Crónica de Opinião – Lopes Guerreiro – 09/04/2024
Marco Abundância 09/04/2024
A crónica de opinião de Lopes Guerreiro.
A que se deve a confiança que Luís Montenegro aparenta?
Como se sabe a AD ganhou as eleições por uma unha negra, com apenas mais dois deputados do que o PS, e apesar de ter obtido uma votação quase dois pontos percentuais abaixo da obtida em 2022, depois de Marcelo Rebelo de Sousa tudo ter feito para que o PSD regressasse ao governo.
Entretanto, na tomada de posse do governo assistimos a dois discursos – do Presidente da República e do primeiro-ministro empossado -, bastante distantes quando à avaliação do quadro político resultante das eleições de 10 de Março.

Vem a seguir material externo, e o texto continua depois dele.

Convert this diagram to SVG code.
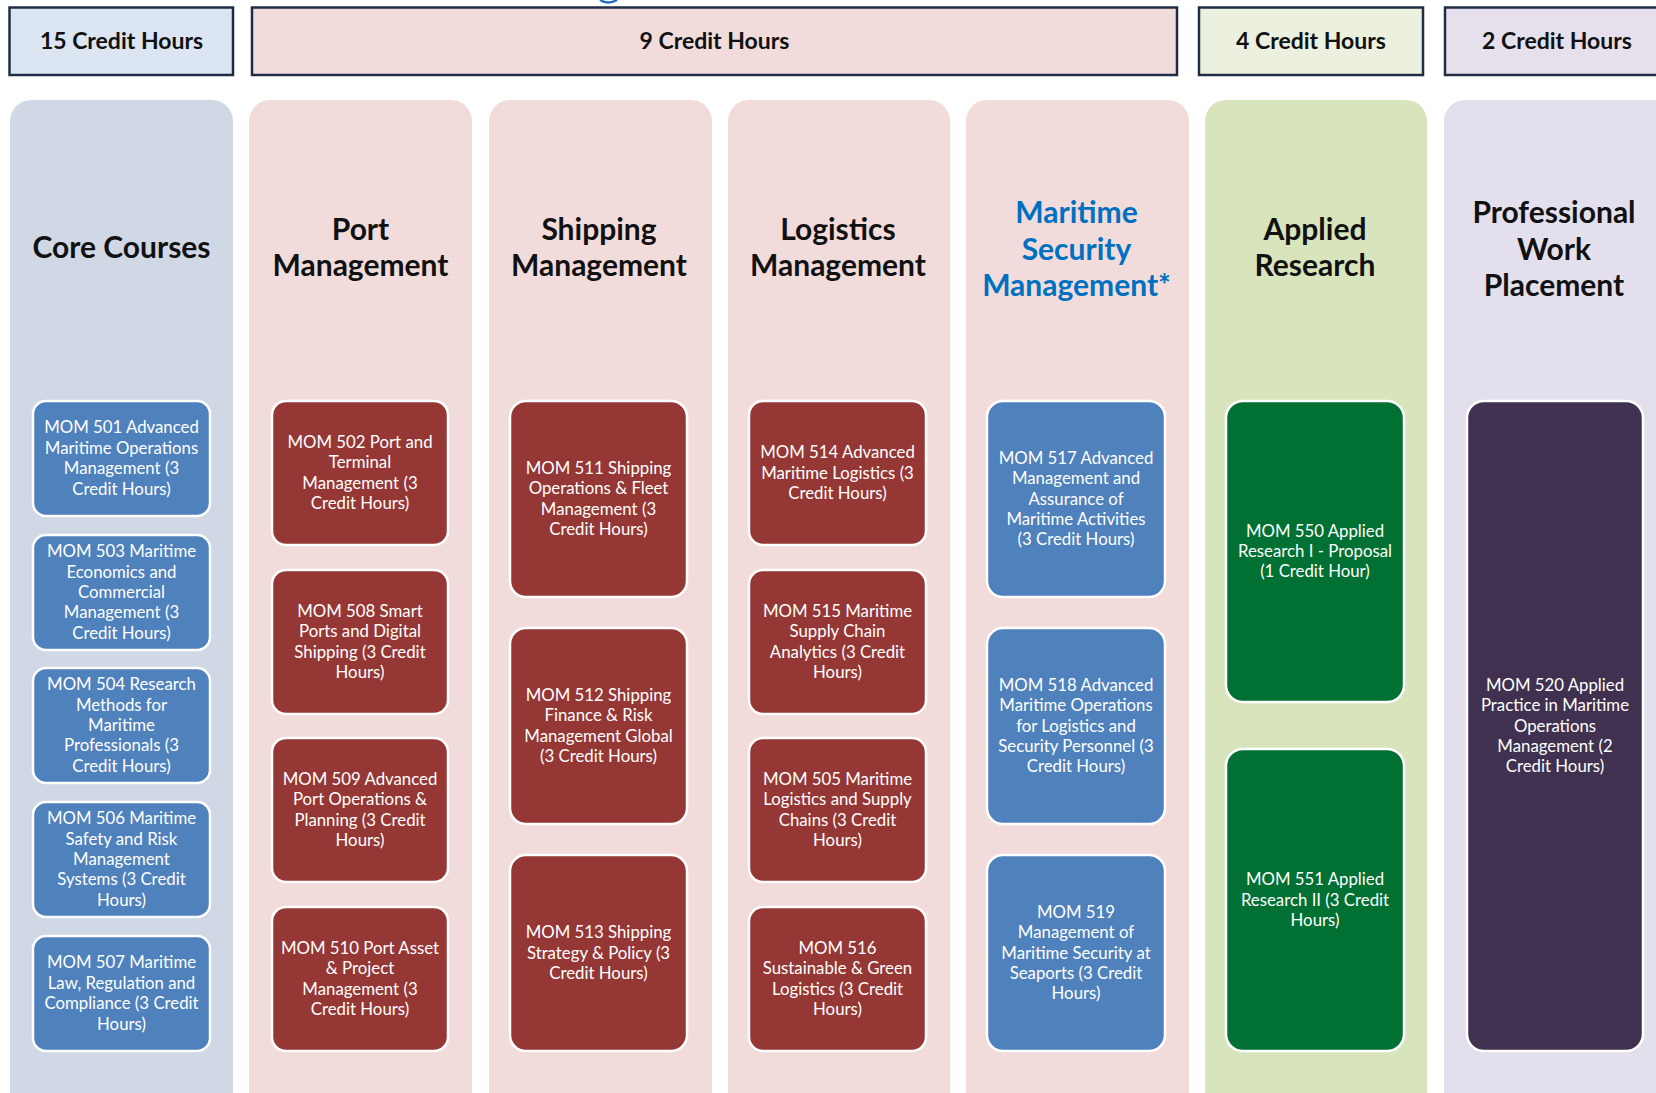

Marcelo Rebelo de Sousa lembrou a mais pequena maioria relativa de sempre que suporta o novo governo e, com base nela, alertou para a necessidade do primeiro-ministro procurar alargar a outros partidos o apoio para a sua governação, principalmente para conseguir a viabilização do Orçamento de Estado, e de, entretanto, ir tentando ganhar mais confiança dos portugueses através da resolução dos problemas concretos.
Luís Montenegro falou, mostrando grande confiança, como se tivesse o apoio de uma maioria absoluta, assegurando que tomou posse para governar quatro anos e meio, reafirmando as propostas do programa eleitoral da AD, nunca manifestando qualquer vontade para concertação de posições com o PS e, simultaneamente, reclamando responsabilidade das oposições e repetindo Cavaco Silva: “deixem-nos trabalhar”.
Esta confiança toda que Luís Montenegro tem manifestado em todas as ocasiões só pode ser resultado da garantia do Chega de lhe assegurar apoio, sempre que necessário, designadamente na votação do Orçamento de Estado, ou de uma enorme irresponsabilidade. Há ainda uma terceira hipótese, que não passa de uma variante desta última, que será a possibilidade de governar por duodécimos, no caso de não conseguir a aprovação do Orçamento de Estado, tentanto responsabilizar o PS pela instabilidade política e impossibilidade de aprovar algumas medidas.
Se a primeira hipótese se vier a verificar, confirmar-se-á que afinal “o não não é não” e que havia um acordo entre Luís Montenegro e André Ventura e os respectivos
partidos, como muitos (antigos e actuais) dirigentes do PSD têm defendido.
A possibilidade de governar por duodécimos, para além de precisar da mudança de posição do Presidente da República, que, nestas situações, tem optado por ouvir os eleitores marcando eleições, seria muito difícil de garantir no actual quadro face aos compromissos assumidos, designadamente com os programas plurianuais com financiamentos comunitários mas que exigem comparticipações nacionais.
Assim e tendo em conta que Pedro Nuno Santos avisou, logo na noite das eleições, que o PS seria oposição e que não suportaria um governo do PSD com um programa com base no programa eleitoral da AD, de cujas principais propostas discorda, pelo que não aprovaria o Orçamento de Estado para 2025, e acreditando que Luís Montenegro não é irresponsável, a confiança que revela só pode ser fruto do apoio do Chega, o que volta a colocar-se na ordem do dia.
Apesar do silêncio mantido por Luís Montenegro relativamente ao Chega, as várias e cada vez mais frequentes declarações de responsáveis do PSD de normalização das relações e da cooperação com aquele partido, parecem indiciar isso mesmo.
Embora o PS tenha manifestado, por várias vezes, disponibilidade para acordar as condições de aprovação imediata de algumas medidas, designadamente a valorização das carreiras da função pública, bem como a de um eventual orçamento rectificativo, Luís Montenegro só reagiu depois de receber uma proposta escrita, parecendo, com o seu silêncio, não contar com o PS para se manter no governo.
A posição do Chega na votação, esta semana, do Programa do Governo na Assembleia da República, que conta à partida com a abstenção do PS anunciada pelo seu líder logo na noite das eleições, talvez ajude a clarificar o que se vai passar nos tempos mais próximos, pelas leituras políticas que vai permitir fazer. Vamos ver até onde vai a sua oposição e se vai recusar a apoiar o PSD nas medidas mais decisivas do governo e na Assembleia da República, acusando-o de ter escolhido o PS para parceiro para manter o bloco central de interesses, como tem feito até agora.